Título: 'Estratégia do passado não salvará a Ford'
Autor: Cleide Silva
Fonte: O Estado de São Paulo, 27/01/2006, Economia & Negócios, p. B13

Montadora volta a demitir e fechar fábricas para retornar ao lucro

Fechar fábricas, dispensar dezenas de milhares de operários da linha de montagem, diminuir as camadas hierárquicas de colarinho branco, consolidar a base de fornecedores, arrancar uma outra rodada de negociações sobre salários e concessões de benefícios do sindicato. Lamento, mas já ouvimos tudo isso antes - da Chrysler, da General Motors e até mesmo da Ford ainda em 2001, quando o jovem Bill Ford destituiu Jacques Nasser e devolveu a montadora ao controle da família.

O problema de tais medidas "ousadas" é que elas são o resultado do fracasso de "reversões positivas" e "transformações" do passado e não os fundamentos para novas medidas. São adaptações de tamanho que reconhecem a perda de parcelas de mercado. O fato de as três empresas terem embarcado em "reestruturações" bastante semelhantes é um ótimo indicativo de que muito pouco mudou fundamentalmente nas "Três Não-Tão-Grandes".

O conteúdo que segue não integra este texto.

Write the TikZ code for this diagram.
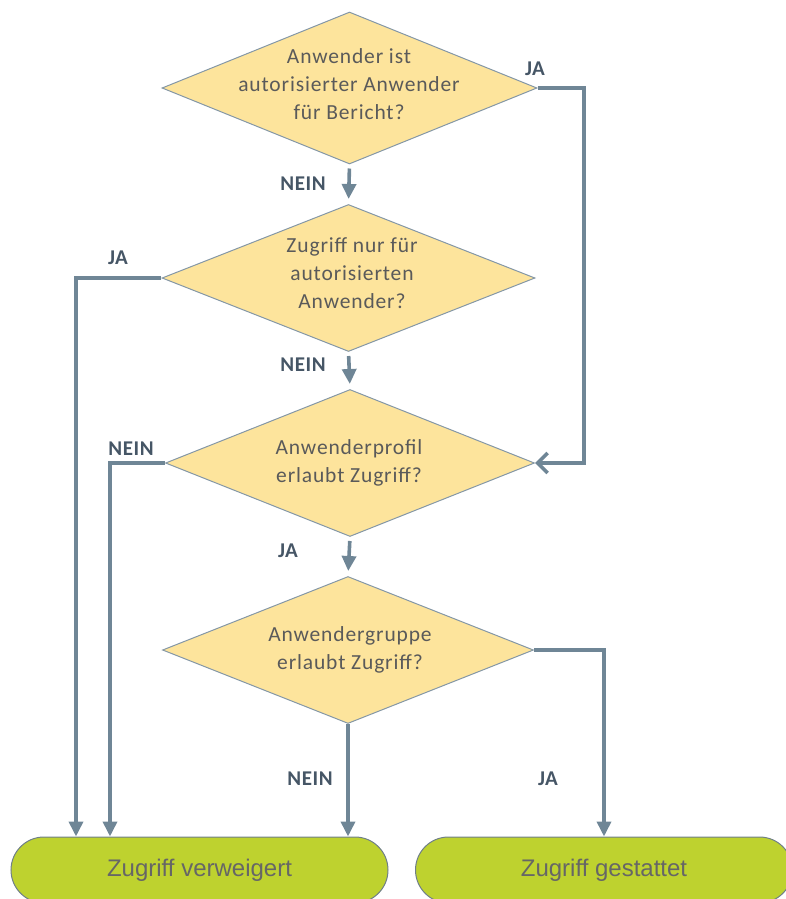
\documentclass[tikz,border=0pt]{standalone}
\usepackage{fontspec}
\setmainfont{Carlito}
\newfontfamily\dfont[LetterSpace=4]{Carlito}
\newfontfamily\lfont[LetterSpace=3]{Carlito}
\newfontfamily\efont{Liberation Sans}
\usetikzlibrary{shapes.geometric,shapes.misc,arrows.meta}
\definecolor{dfill}{HTML}{FDE49C}
\definecolor{dline}{HTML}{8497A6}
\definecolor{conn}{HTML}{6F8696}
\definecolor{efill}{HTML}{BED22F}
\definecolor{eline}{HTML}{6F7F88}
\definecolor{dtext}{HTML}{5A5A5A}
\definecolor{ltext}{HTML}{465666}
\definecolor{etext}{HTML}{666666}
\begin{document}
\begin{tikzpicture}[x=1bp,y=-1bp,
  dec/.style 2 args={diamond, draw=dline, line width=1bp, fill=dfill, inner sep=0pt,
    minimum width=#1, minimum height=#2},
  dtxt/.style={align=center, text=dtext, inner sep=0pt,
    font=\dfont\fontsize{21.5bp}{28bp}\selectfont},
  lbl/.style={text=ltext, inner sep=0pt, font=\lfont\bfseries\fontsize{21bp}{24bp}\selectfont},
  term/.style={rounded rectangle, draw=eline, line width=1bp, fill=efill, inner sep=0pt,
    minimum width=377bp, minimum height=66bp, text=etext,
    font=\efont\fontsize{24bp}{28bp}\selectfont},
  conline/.style={draw=conn, line width=3.6bp},
  arr/.style={conline, -{Triangle[length=15bp,width=14bp]}},
  oarr/.style={conline, -{Straight Barb[length=10bp,width=20bp]}}
]
\useasboundingbox (0,0) rectangle (786,899);
\clip (0,0) rectangle (786,899);

% decisions
\node[dec={375bp}{152bp}] (d1) at (349.5,88) {};
\node[dec={373bp}{147bp}] (d2) at (348.5,278) {};
\node[dec={369bp}{147bp}] (d3) at (350,463) {};
\node[dec={371bp}{147bp}] (d4) at (348,650) {};

\node[dtxt] (t1) at (349,84) {Anwender ist\\autorisierter Anwender\\für Bericht?};
\node[dtxt] (t2) at (352,273) {Zugriff nur für\\autorisierten\\Anwender?};
\node[dtxt] (t3) at (349,463) {Anwenderprofil\\erlaubt Zugriff?};
\node[dtxt] (t4) at (350,650) {Anwendergruppe\\erlaubt Zugriff?};

% terminals
\node[term] (e1) at (199.5,870) {\raisebox{-2bp}{Zugriff verweigert}};
\node[term] (e2) at (604,870) {\raisebox{-2bp}{Zugriff gestattet}};

% helper coordinates
\coordinate (c1) at (584,88);
\coordinate (c2) at (76,278);
\coordinate (c3) at (110,463);

% connectors
\draw[arr, shorten <=4bp, shorten >=5bp] (d1.south) -- (d2.north);
\draw[arr, shorten <=4bp, shorten >=5bp] (d2.south) -- (d3.north);
\draw[arr, shorten <=4bp, shorten >=5bp] (d3.south) -- (d4.north);
\draw[oarr, line join=miter] (d1.east) -- (c1) |- (d3.east);
\draw[arr] (d2.west) -- (c2) -- (c2 |- e1.north);
\draw[arr] (d3.west) -- (c3) -- (c3 |- e1.north);
\draw[arr] (d4.south) -- (d4.south |- e1.north);
\draw[arr] (d4.east) -| (e2.north);

% labels
\node[lbl] (l1) at (535,69) {JA};
\node[lbl] (l2) at (303,184) {NEIN};
\node[lbl] (l3) at (118,258) {JA};
\node[lbl] (l4) at (303,365) {NEIN};
\node[lbl] (l5) at (131,449) {NEIN};
\node[lbl] (l6) at (288,551) {JA};
\node[lbl] (l7) at (310,779) {NEIN};
\node[lbl] (l8) at (548,779) {JA};
\end{tikzpicture}
\end{document}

Essas empresas sempre projetaram, fabricaram, comercializaram e distribuíram seus produtos da mesma forma, segundo o mesmo modelo de negócio. Por causa da "negociação padrão", elas todas tinham as mesmas normas trabalhistas e a mesma estrutura do custo de mão-de-obra. Quando uma oferecia incentivos de preço, todas elas faziam o mesmo. Quando uma tinha sucesso com minivans ou veículos utilitários esportivos, todas elas a imitavam. Seus executivos vivem nas mesmas comunidades, pertencem aos mesmos clubes, seguiram a mesma trajetória profissional, criando uma das culturas mais entranhadas do empresariado americano.

Durante anos, todos eles receberam relatórios de consultores demonstrando que seus custos com mão-de-obra e com seus fornecedores cativos de peças dos EUA eram insustentáveis. Todos eles estavam conscientes dos perigos de confiar demais nos veículos utilitários esportivos, bebedores de gasolina. Todos eles compreendiam o problema do excesso de capacidade mundial, a premência para passar para uma fabricação mais flexível e a necessidade de diminuir o tempo para o desenvolvimento de novos produtos.

Mas, em vez de atacar esses difíceis problemas, eles continuaram surgindo com "soluções" que pareciam inteligentes, mas que, a longo prazo, só tornaram as coisas piores: baixando os salários hoje, em troca de cláusulas prometendo a manutenção do emprego e benefícios mais generosos na aposentadoria, apertando tanto os fornecedores de peças que eles perderam a capacidade de inovação.

Nos seus comentários na segunda-feira aos jornalistas e analistas de Wall Street, Mark Fields, o homem encarregado de refazer o negócio da Ford nos Estados Unidos, pareceu reconhecer tudo isso, prometendo que, desta vez, as coisas serão diferentes. Ele advertiu que os dias de glória das "Três Grandes" acabaram para sempre, e disse que o desafio não é consertar a velha Ford, mas construir uma nova a partir do zero.